Direction:
Begin with the first line of the material and write out each line exactly, ending with the line that contains "75.6, 111.7, 140.1];". Pictures are not part of the copy.

----

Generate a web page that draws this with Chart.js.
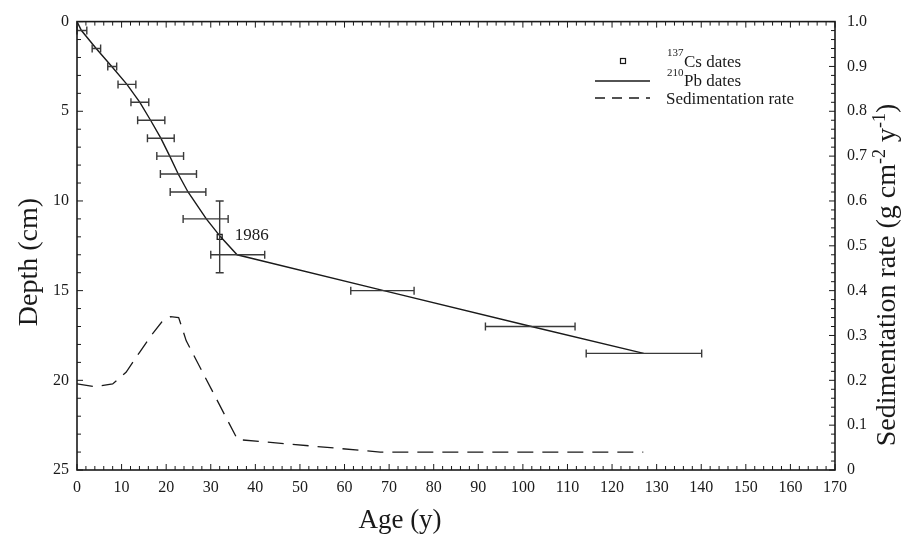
<!DOCTYPE html>
<html lang="en">
<head>
<meta charset="UTF-8">
<script src="https://cdn.jsdelivr.net/npm/chart.js@4.4.0/dist/chart.umd.min.js"></script>
<title>Core chronology</title>
<style>
  body { margin: 0; background: #fff; }
  #wrap { width: 919px; height: 536px; }
</style>
</head>
<body>
<div id="wrap"><canvas id="myChart"></canvas></div>
<script>
// 210Pb age-depth curve
var pbDepth = [0, 0.5, 1.5, 2.5, 3.5, 4.5, 5.5, 6.5, 7.5, 8.5, 9.5, 11, 12, 13, 15, 17, 18.5];
var pbAge   = [0, 1.0, 4.3, 7.8, 11.2, 14.1, 16.5, 18.8, 20.8, 22.7, 24.9, 29.0, 32.2, 35.9, 68.8, 101.9, 127.1];

// horizontal error bars on the 210Pb dates
var errDepth = [0.5, 1.5, 2.5, 3.5, 4.5, 5.5, 6.5, 7.5, 8.5, 9.5, 11, 13, 15, 17, 18.5];
var errMin   = [0, 3.4, 6.9, 9.2, 12.1, 13.6, 15.8, 17.9, 18.7, 20.9, 23.8, 30.0, 61.4, 91.6, 114.2];
var errMax   = [2.2, 5.3, 8.9, 13.2, 16.1, 19.7, 21.8, 23.9, 26.8, 28.9, 33.9, 42.1, 75.6, 111.7, 140.1];

// 137Cs marker
var csAge = [32];
var csDepth = [12];
var csDepthMin = [10];
var csDepthMax = [14];
var csLabel = ['1986'];

// sedimentation rate (g cm-2 y-1)
var rateAge   = [0, 4, 8, 11, 14, 16.5, 19, 21, 22.8, 24.5, 36, 68, 127];
var rateValue = [0.192, 0.186, 0.192, 0.218, 0.262, 0.298, 0.330, 0.342, 0.340, 0.288, 0.068, 0.040, 0.040];

var serif = "'Liberation Serif', 'DejaVu Serif', serif";
var ink = '#1a1a1a';

function pairs(xs, ys) {
  var out = [];
  for (var i = 0; i < xs.length; i++) out.push({ x: xs[i], y: ys[i] });
  return out;
}

// error bars + the 1986 label
var errorBars = {
  id: 'errorBars',
  afterDatasetsDraw: function (chart) {
    var c = chart.ctx, sx = chart.scales.x, sy = chart.scales.y;
    c.save();
    c.strokeStyle = '#3a3a3a';
    c.lineWidth = 1.4;
    c.beginPath();
    for (var i = 0; i < errDepth.length; i++) {
      var py = sy.getPixelForValue(errDepth[i]);
      var x1 = sx.getPixelForValue(errMin[i]), x2 = sx.getPixelForValue(errMax[i]);
      c.moveTo(x1, py); c.lineTo(x2, py);
      c.moveTo(x1, py - 4); c.lineTo(x1, py + 4);
      c.moveTo(x2, py - 4); c.lineTo(x2, py + 4);
    }
    for (var j = 0; j < csAge.length; j++) {
      var px = sx.getPixelForValue(csAge[j]);
      var y1 = sy.getPixelForValue(csDepthMin[j]), y2 = sy.getPixelForValue(csDepthMax[j]);
      c.moveTo(px, y1); c.lineTo(px, y2);
      c.moveTo(px - 4, y1); c.lineTo(px + 4, y1);
      c.moveTo(px - 4, y2); c.lineTo(px + 4, y2);
    }
    c.stroke();
    c.fillStyle = ink;
    c.font = '17px ' + serif;
    c.textBaseline = 'middle';
    for (var k = 0; k < csAge.length; k++) {
      c.fillText(csLabel[k], sx.getPixelForValue(csAge[k]) + 15, sy.getPixelForValue(csDepth[k]) - 1);
    }
    c.restore();
  }
};

// frame with small inward ticks on all four sides
function tickRun(c, scale, from, to, step, major, horizontal, edge, dir) {
  var n = Math.round((to - from) / step);
  for (var i = 0; i <= n; i++) {
    var v = from + i * step;
    var p = scale.getPixelForValue(v);
    var len = (i % major === 0) ? 6 : 4;
    if (horizontal) { c.moveTo(p, edge); c.lineTo(p, edge + dir * len); }
    else { c.moveTo(edge, p); c.lineTo(edge + dir * len, p); }
  }
}
var frameTicks = {
  id: 'frameTicks',
  afterDraw: function (chart) {
    var c = chart.ctx, a = chart.chartArea, s = chart.scales;
    c.save();
    c.strokeStyle = ink;
    c.lineWidth = 1;
    c.beginPath();
    tickRun(c, s.x, 0, 170, 2, 5, true, a.bottom, -1);
    tickRun(c, s.x, 0, 170, 2, 5, true, a.top, 1);
    tickRun(c, s.y, 0, 25, 1, 5, false, a.left, 1);
    tickRun(c, s.y2, 0, 1, 0.02, 5, false, a.right, -1);
    c.stroke();
    c.lineWidth = 1.6;
    c.strokeRect(a.left, a.top, a.right - a.left, a.bottom - a.top);
    c.restore();
  }
};

// axis titles (right one reads bottom-to-top and has superscripts)
var axisTitles = {
  id: 'axisTitles',
  afterDraw: function (chart) {
    var c = chart.ctx;
    c.save();
    c.fillStyle = ink;
    c.textBaseline = 'middle';
    c.textAlign = 'center';
    c.font = '27px ' + serif;
    c.fillText('Age (y)', 400, 521);

    c.save();
    c.translate(30, 262);
    c.rotate(-Math.PI / 2);
    c.font = '28px ' + serif;
    c.fillText('Depth (cm)', 0, 0);
    c.restore();

    var parts = [['Sedimentation rate (g cm', 0], ['-2', 1], [' y', 0], ['-1', 1], [')', 0]];
    var big = '28px ' + serif, small = '18px ' + serif;
    var total = 0;
    parts.forEach(function (p) { c.font = p[1] ? small : big; total += c.measureText(p[0]).width; });
    c.translate(886, 275 + total / 2);
    c.rotate(-Math.PI / 2);
    c.textAlign = 'left';
    c.textBaseline = 'alphabetic';
    var pos = 0;
    parts.forEach(function (p) {
      c.font = p[1] ? small : big;
      c.fillText(p[0], pos, p[1] ? -1 : 9);
      pos += c.measureText(p[0]).width;
    });
    c.restore();
  }
};

// legend with superscript isotope numbers
var isoLegend = {
  id: 'isoLegend',
  afterDraw: function (chart) {
    var c = chart.ctx;
    c.save();
    c.fillStyle = ink;
    c.strokeStyle = ink;
    c.textBaseline = 'alphabetic';
    // 137Cs
    c.lineWidth = 1.2;
    c.strokeRect(620.5, 58.5, 5, 5);
    c.font = '11px ' + serif;
    c.fillText('137', 667, 56);
    c.font = '17px ' + serif;
    c.fillText('Cs dates', 684, 67);
    // 210Pb
    c.lineWidth = 1.3;
    c.beginPath(); c.moveTo(595, 81); c.lineTo(650, 81); c.stroke();
    c.font = '11px ' + serif;
    c.fillText('210', 667, 76);
    c.font = '17px ' + serif;
    c.fillText('Pb dates', 684, 86);
    // sedimentation rate
    c.setLineDash([10, 7]);
    c.beginPath(); c.moveTo(595, 98); c.lineTo(650, 98); c.stroke();
    c.setLineDash([]);
    c.fillText('Sedimentation rate', 666, 104);
    c.restore();
  }
};

var ctx = document.getElementById('myChart');
new Chart(ctx, {
  type: 'scatter',
  data: {
    datasets: [{
      label: '210Pb dates',
      data: pairs(pbAge, pbDepth),
      showLine: true,
      borderColor: ink,
      borderWidth: 1.4,
      pointRadius: 0,
      xAxisID: 'x',
      yAxisID: 'y'
    }, {
      label: 'Sedimentation rate',
      data: pairs(rateAge, rateValue),
      showLine: true,
      borderColor: ink,
      borderWidth: 1.3,
      borderDash: [16, 9],
      pointRadius: 0,
      xAxisID: 'x',
      yAxisID: 'y2'
    }, {
      label: '137Cs dates',
      data: pairs(csAge, csDepth),
      pointStyle: 'rect',
      pointRadius: 3.5,
      borderColor: ink,
      borderWidth: 1.3,
      backgroundColor: 'rgba(0,0,0,0)',
      xAxisID: 'x',
      yAxisID: 'y'
    }]
  },
  options: {
    responsive: true,
    maintainAspectRatio: false,
    animation: false,
    layout: { padding: { top: 20, left: 0, right: 0, bottom: 0 } },
    plugins: { legend: { display: false }, tooltip: { enabled: false } },
    scales: {
      x: {
        type: 'linear', position: 'bottom', min: 0, max: 170,
        afterFit: function (s) { s.height = 66; },
        grid: { display: false, drawTicks: false },
        border: { display: false },
        ticks: { stepSize: 10, padding: 8, color: ink, font: { family: serif, size: 16 } }
      },
      y: {
        type: 'linear', position: 'left', min: 0, max: 25, reverse: true,
        afterFit: function (s) { s.width = 77; },
        grid: { display: false, drawTicks: false },
        border: { display: false },
        ticks: { stepSize: 5, padding: 8, color: ink, font: { family: serif, size: 16 } }
      },
      y2: {
        type: 'linear', position: 'right', min: 0, max: 1,
        afterFit: function (s) { s.width = 84; },
        grid: { display: false, drawTicks: false },
        border: { display: false },
        ticks: {
          stepSize: 0.1, padding: 12, color: ink, font: { family: serif, size: 16 },
          callback: function (v) { return v === 0 ? '0' : v.toFixed(1); }
        }
      }
    }
  },
  plugins: [errorBars, frameTicks, axisTitles, isoLegend]
});
</script>
</body>
</html>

----

Final result:
Generate a web page that draws this with Chart.js.
<!DOCTYPE html>
<html lang="en">
<head>
<meta charset="UTF-8">
<script src="https://cdn.jsdelivr.net/npm/chart.js@4.4.0/dist/chart.umd.min.js"></script>
<title>Core chronology</title>
<style>
  body { margin: 0; background: #fff; }
  #wrap { width: 919px; height: 536px; }
</style>
</head>
<body>
<div id="wrap"><canvas id="myChart"></canvas></div>
<script>
// 210Pb age-depth curve
var pbDepth = [0, 0.5, 1.5, 2.5, 3.5, 4.5, 5.5, 6.5, 7.5, 8.5, 9.5, 11, 12, 13, 15, 17, 18.5];
var pbAge   = [0, 1.0, 4.3, 7.8, 11.2, 14.1, 16.5, 18.8, 20.8, 22.7, 24.9, 29.0, 32.2, 35.9, 68.8, 101.9, 127.1];

// horizontal error bars on the 210Pb dates
var errDepth = [0.5, 1.5, 2.5, 3.5, 4.5, 5.5, 6.5, 7.5, 8.5, 9.5, 11, 13, 15, 17, 18.5];
var errMin   = [0, 3.4, 6.9, 9.2, 12.1, 13.6, 15.8, 17.9, 18.7, 20.9, 23.8, 30.0, 61.4, 91.6, 114.2];
var errMax   = [2.2, 5.3, 8.9, 13.2, 16.1, 19.7, 21.8, 23.9, 26.8, 28.9, 33.9, 42.1, 75.6, 111.7, 140.1];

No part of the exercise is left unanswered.